Hope in the 1950s was a place of working class families making modest postwar livings. Other men of humble origins have occupied the oval office – Barack Obama comes to mine – but none have origins quite so humble as Bill’s. Tragedy struck early in the future president’s life when his alcoholic father widowed his mother Virginia in a car accident. Soon after Virginia decided to attend nursing school in New Orleans, leaving Bill in the care of his loving but stern grandparents.
That first home, Bill Clinton’s boyhood home and grandparents’ house, was our first stop Tuesday morning. A modest 1917 two-story country home next to the railroad tracks and in a now ramshackle neighborhood, the brand new National Park property (dedicated in 2011) is an easy place to miss. The visitors’ center has an unassuming gate off of a broken sidewalk, and two lonely park rangers occupy the sparsely furnished space. The upside, though, is that you get a very nice, very personal tour.
Our tour guide, a young African-American park ranger named Charles with a laugh just like Jay-Z’s seemed to have a genuine affection for the 42nd president. And that’s a good thing. Ben and Jason have been on a sort of Bill Clinton kick lately, following PBS’s recent American Experience documentary. The man may not have been very good at keeping it in his pants, but he was one heck of a politician. And after 12 years of ho hum or negative economic growth it’s kind of hard for anyone who came of age during the 90s not to feel a little nostalgic for him.
Plus there’s the unmistakable fact that Bill Clinton’s grandparents’ home looks and smells an awful lot like our grandparents’ homes: the same outdated furniture and wall paper, the 1950s layout, the creaky wooden stairs.
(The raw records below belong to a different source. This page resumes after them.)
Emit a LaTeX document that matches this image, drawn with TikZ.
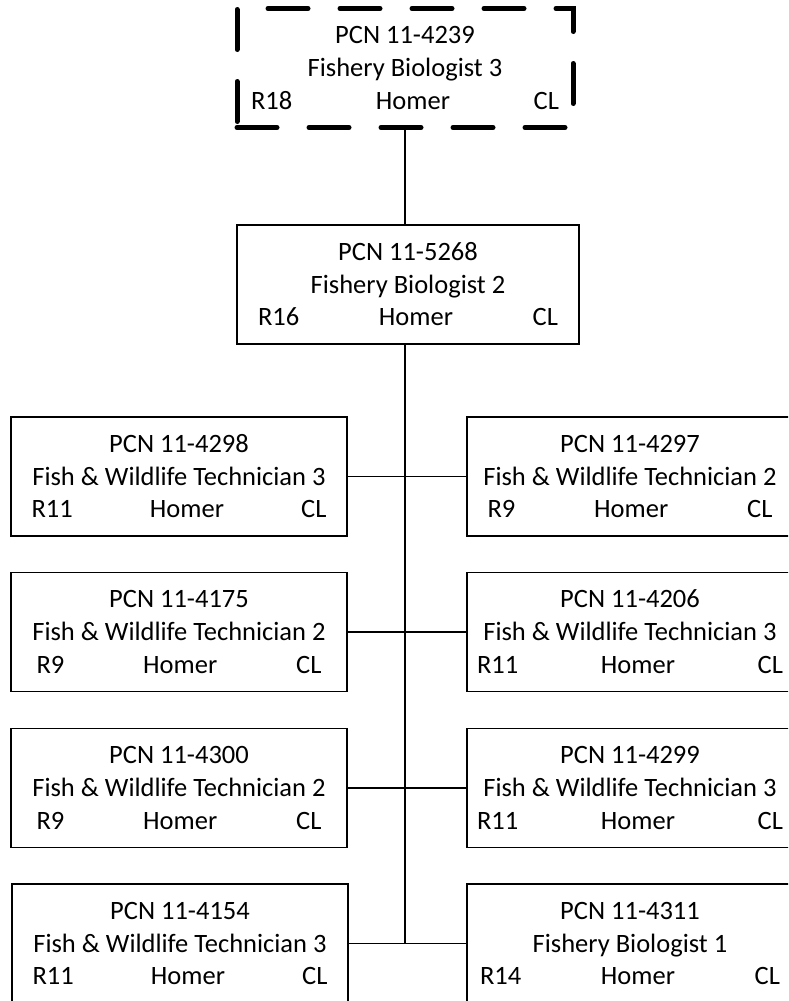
\documentclass[tikz,border=0pt]{standalone}
\usepackage{fontspec}
\setmainfont{Carlito}
\usepackage{tikz}

\newcommand{\gradeline}[3]{\makebox[#1pt]{#2\hfill Homer\hfill #3}}

\begin{document}
\begin{tikzpicture}[x=1pt,y=-1pt,
        posbox/.style={shape=rectangle,draw=black,line width=1.3pt,align=center,inner sep=0pt,
            font=\fontsize{26.5}{32.7}\selectfont,text height=84pt,text depth=1.6pt,minimum height=119pt},
        leadbox/.style={posbox,line width=5pt,dash pattern=on 40pt off 32pt,line cap=round},
        link/.style={line width=1.3pt},
        trunk/.style={line width=2.8pt}]
        \clip (0,0) rectangle (788,1001);

        \node[leadbox,minimum width=336pt] (lead) at (405,68)    {PCN 11-4239\\Fishery Biologist 3\\\gradeline{308}{R18}{CL}};
        \node[posbox,minimum width=342pt]  (sup)  at (408,284.5) {PCN 11-5268\\Fishery Biologist 2\\\gradeline{300}{R16}{CL}};

        \node[posbox,minimum width=336pt] (l1) at (179,476.5) {PCN 11-4298\\Fish \& Wildlife Technician 3\\\gradeline{295}{R11}{CL}};
        \node[posbox,minimum width=336pt] (l2) at (179,632)   {PCN 11-4175\\Fish \& Wildlife Technician 2\\\gradeline{285}{R9}{CL}};
        \node[posbox,minimum width=336pt] (l3) at (179,788)   {PCN 11-4300\\Fish \& Wildlife Technician 2\\\gradeline{285}{R9}{CL}};
        \node[posbox,minimum width=336pt] (l4) at (180,943.5) {PCN 11-4154\\Fish \& Wildlife Technician 3\\\gradeline{295}{R11}{CL}};

        \node[posbox,minimum width=326pt] (r1) at (630,476.5) {PCN 11-4297\\Fish \& Wildlife Technician 2\\\gradeline{285}{R9}{CL}};
        \node[posbox,minimum width=326pt] (r2) at (630,632)   {PCN 11-4206\\Fish \& Wildlife Technician 3\\\gradeline{306}{R11}{CL}};
        \node[posbox,minimum width=326pt] (r3) at (630,788)   {PCN 11-4299\\Fish \& Wildlife Technician 3\\\gradeline{306}{R11}{CL}};
        \node[posbox,minimum width=326pt] (r4) at (630,943.5) {PCN 11-4311\\Fishery Biologist 1\\\gradeline{300}{R14}{CL}};

        \coordinate (trunkend) at (sup.south |- l4.east);

        \path [link](lead.south) edge (lead.south |- sup.north);
        \path [trunk](sup.south -| lead.south) edge (trunkend -| lead.south);
        \path [link](l1) edge (r1);
        \path [link](l2) edge (r2);
        \path [link](l3) edge (r3);
        \path [link](l4) edge (r4);
    \end{tikzpicture}
\end{document}
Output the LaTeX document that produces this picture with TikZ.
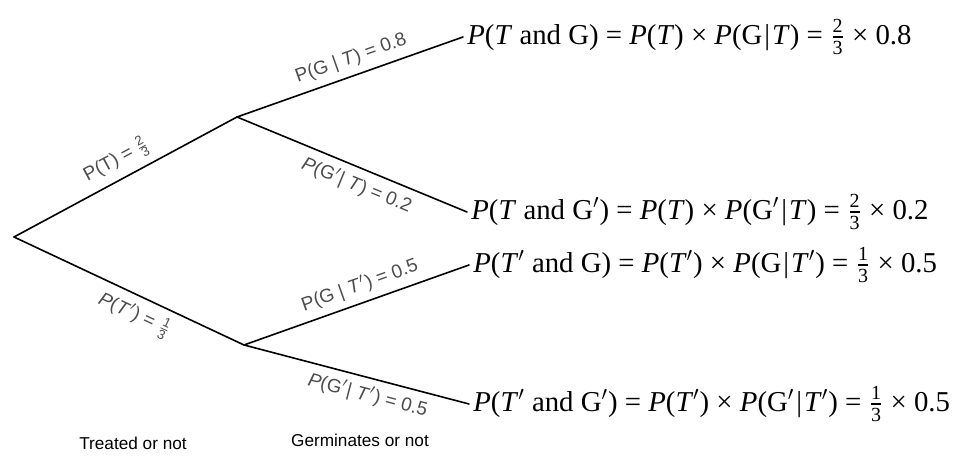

I defy you to walk directly from a tricked out urban loft condo with a big granite kitchen island and massive entertainment center into a home like that. Then tell me where you feel more relaxed. Me, I’ll take the yellowed pages of a few youth novels and a few old tin toy trucks on Grandma’s carpet.
It will be interesting to see what happens to the Bill Clinton Boyhood Home in the next few years. Will the visitor’s center get better displays than the cheesy vinyl popup tradeshow graphics that presently reside there? Will the grounds get better landscaping than the house’s weed-overrun law? Will the Park Service buy Vince Foster’s boyhood home, now sitting dilapidated, an eyesore, next door? Will it get better neighbors than the used car lot across the street and the farm supply store around the way? Time will tell. Us, we tend to believe that, like so many low points in Bill Clinton’s career, 2012 is the beginning of a renaissance for this weathered corner of Hope, Arkansas. If the Comeback Kid has anything to say about it, we believe in a place called Hope.
HEY. I happen to know that farm supply stores make excellent neighbors.